The Obama administration is debating a declaration of no first use of nuclear weapons. Some Asia specialists fear the resulting impact on North Korea. But dealing with Pyongyang is a reason for Washington to encourage its ally South Korea to go nuclear.


Washington has possessed nuclear weapons for more than 70 years. No one doubts that the United States would use nukes in its own defense.


However, since then, Washington has extended a so‐​called “nuclear umbrella” over many of its non‐​nuclear allies. For instance, the United States long has threatened to use nuclear weapons in its NATO allies’ defense, though the precise circumstances under which the United States would act were not clear.


Northeast Asia is the region where nuclear threats seem greatest. Japan and South Korea are thought to be snuggled beneath America’s nuclear umbrella, which has discouraged both from acquiring their own weapons.

The “umbrella” obviously is defensive, that is, to protect American allies against the first use of nukes. However, Washington also could—and, it appears, would, if necessary, whatever that might mean—use nuclear weapons first to stop a conventional attack. Russia and China aren’t likely to attack the Republic of Korea or Japan. More plausible is a North Korean invasion of the ROK.


Extended nuclear deterrence always has been risky for the United States. It means being willing to fight a nuclear war on behalf of others. Americans would risk Washington, D.C. and Los Angeles to, say, defend Berlin and Tokyo.


At least bilateral deterrence among great powers tends to be reasonably stable. Dealing with North Korea is potentially more dangerous.


Yet the DPRK eventually may gain the ability to strike the U.S. by developing long‐​range missiles as well as nuclear weapons. The North isn’t likely to attack first, but it still could lay waste to a major American city–which would be a bad deal indeed.

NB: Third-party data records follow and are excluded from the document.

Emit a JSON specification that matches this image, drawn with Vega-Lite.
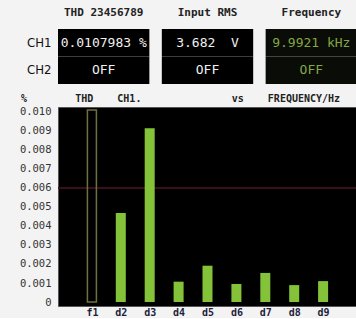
{
  "$schema": "https://vega.github.io/schema/vega-lite/v6.json",
  "background": "#f3f3f3",
  "padding": {"left": 18, "top": 6, "right": 0, "bottom": 0},
  "spacing": 9,
  "datasets": {
    "readout": [
      {"param": "THD 23456789", "ch": "CH1", "text": "0.0107983 %"},
      {"param": "THD 23456789", "ch": "CH2", "text": "OFF"},
      {"param": "Input RMS", "ch": "CH1", "text": "3.682\u00a0\u00a0V"},
      {"param": "Input RMS", "ch": "CH2", "text": "OFF"},
      {"param": "Frequency", "ch": "CH1", "text": "9.9921 kHz"},
      {"param": "Frequency", "ch": "CH2", "text": "OFF"}
    ],
    "harmonics": [
      {"h": 1, "name": "f1", "thd": 0.0101},
      {"h": 2, "name": "d2", "thd": 0.00468},
      {"h": 3, "name": "d3", "thd": 0.00914},
      {"h": 4, "name": "d4", "thd": 0.00107},
      {"h": 5, "name": "d5", "thd": 0.00191},
      {"h": 6, "name": "d6", "thd": 0.00095},
      {"h": 7, "name": "d7", "thd": 0.00153},
      {"h": 8, "name": "d8", "thd": 0.00089},
      {"h": 9, "name": "d9", "thd": 0.0011}
    ]
  },
  "vconcat": [
    {
      "width": 299,
      "height": 55,
      "view": {"stroke": null, "fill": null},
      "data": {"name": "readout"},
      "encoding": {
        "x": {
          "field": "param", "type": "nominal",
          "sort": ["THD 23456789", "Input RMS", "Frequency"],
          "scale": {"paddingInner": 0.12, "paddingOuter": 0},
          "axis": {
            "orient": "top", "title": null, "domain": false, "ticks": false,
            "labelAngle": 0, "labelPadding": 12,
            "labelFont": "DejaVu Sans Mono", "labelFontWeight": "bold",
            "labelFontSize": 11, "labelColor": "#222"
          }
        },
        "y": {
          "field": "ch", "type": "nominal",
          "sort": ["CH1", "CH2"],
          "scale": {"paddingInner": 0, "paddingOuter": 0},
          "axis": {
            "title": null, "domain": false, "ticks": false, "labelPadding": 7,
            "labelFont": "Liberation Sans Narrow, DejaVu Sans Condensed, DejaVu Sans",
            "labelFontSize": 13, "labelColor": "#111"
          }
        }
      },
      "layer": [
        {
          "mark": {"type": "rect"},
          "encoding": {
            "color": {
              "condition": {"test": "datum.param === 'Frequency'", "value": "#0a0d07"},
              "value": "#000000"
            }
          }
        },
        {
          "mark": {"type": "text", "font": "DejaVu Sans Mono", "fontSize": 13},
          "encoding": {
            "text": {"field": "text"},
            "color": {
              "condition": {"test": "datum.param === 'Frequency'", "value": "#86a646"},
              "value": "#f0f0f0"
            }
          }
        }
      ]
    },
    {
      "width": 299,
      "height": 199,
      "view": {"fill": "#000000", "stroke": "#555555"},
      "title": {
        "text": "%\u00a0\u00a0\u00a0\u00a0\u00a0\u00a0\u00a0\u00a0THD\u00a0\u00a0\u00a0\u00a0CH1.\u00a0\u00a0\u00a0\u00a0\u00a0\u00a0\u00a0\u00a0\u00a0\u00a0\u00a0\u00a0\u00a0\u00a0\u00a0vs\u00a0\u00a0\u00a0\u00a0FREQUENCY/Hz",
        "anchor": "start", "frame": "group", "dx": -37, "offset": 3,
        "font": "DejaVu Sans Mono", "fontSize": 10, "fontWeight": "bold", "color": "#222"
      },
      "data": {"name": "harmonics"},
      "encoding": {
        "x": {
          "field": "h", "type": "quantitative",
          "scale": {"domain": [0, 10], "nice": false, "zero": false},
          "axis": {
            "title": null, "values": [1, 2, 3, 4, 5, 6, 7, 8, 9],
            "labelExpr": "datum.value === 1 ? 'f1' : 'd' + datum.value",
            "grid": false, "domain": false, "ticks": false, "labelPadding": 1,
            "labelFont": "DejaVu Sans Mono", "labelFontWeight": "bold",
            "labelFontSize": 10, "labelColor": "#1e1e3c"
          }
        },
        "y": {
          "field": "thd", "type": "quantitative",
          "scale": {"domain": [-0.00021, 0.01026], "nice": false, "zero": false},
          "axis": {
            "title": null,
            "values": [0, 0.001, 0.002, 0.003, 0.004, 0.005, 0.006, 0.007, 0.008, 0.009, 0.01],
            "labelExpr": "datum.value === 0 ? '0' : format(datum.value, '.3f')",
            "grid": false, "domain": false, "ticks": false, "labelPadding": 7,
            "labelFont": "DejaVu Sans Mono", "labelFontSize": 10.5, "labelColor": "#333"
          }
        }
      },
      "layer": [
        {
          "mark": {"type": "rule", "color": "#3c0f1e", "strokeWidth": 2, "opacity": 0.8},
          "encoding": {"y": {"datum": 0.006}, "x": null}
        },
        {
          "transform": [{"filter": "datum.h > 1"}],
          "mark": {"type": "bar", "width": 10, "color": "#84c23a", "clip": true}
        },
        {
          "transform": [{"filter": "datum.h === 1"}],
          "mark": {"type": "bar", "width": 9, "fill": null, "fillOpacity": 0, "stroke": "#6e7040", "strokeWidth": 1.5, "clip": true}
        }
      ]
    }
  ]
}
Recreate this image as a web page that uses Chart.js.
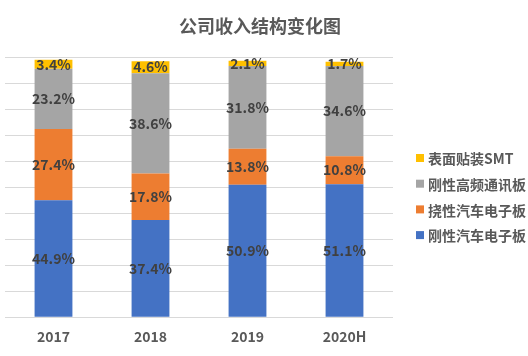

Yet advocates of extended deterrence are criticizing proposals for an American pledge of no first use of nuclear weapons.


The problem is fundamental: It is one thing for Washington to use nuclear weapons, including preemptively, to protect America. It is quite different to do so for allies.


As I point out in National Interest: “Alliances are a means, not an end, that is, a mechanism to help defend the U.S. A North Korean attack on the ROK would be awful, a humanitarian tragedy. But American security would not be directly threatened. Certainly there is no threat warranting the risk of nuclear retaliation on the U.S.”


Of course, those being defended have configured their security policy and force structure in response. But future policy should not be held captive to the past.


Washington’s chief responsibility should be America’s security. Backers of the status quo act like there is no alternative to leaving the ROK (and Japan, which faces a real, though less direct, threat from the DPRK) vulnerable to attack.


However, Seoul is well able to deter and defeat the North. The ROK possesses around 40 times the GDP and twice the population of North Korea, as well as a vast technological lead and an extensive international support network. Japan, which long possessed the world’s second largest economy, also could do far more.


The South is capable of developing nuclear weapons. Indeed, polls show public support for such an option today. Opposition to nuclear weapons is stronger in Japan, but an ROK weapon would put enormous pressure on Tokyo to conform.


Obviously, there are plenty of good reasons to oppose proliferation, even among friends. However, the current system is entangling Washington in the middle of other nations’ potential conflicts. The result is to make America less secure.


Dealing with nuclear weapons is never easy. Washington’s best alternative may be to withdraw from Northeast Asia’s nuclear imbroglio. Then America’s allies could engage in containment and deterrence, just as America did for them for so many years.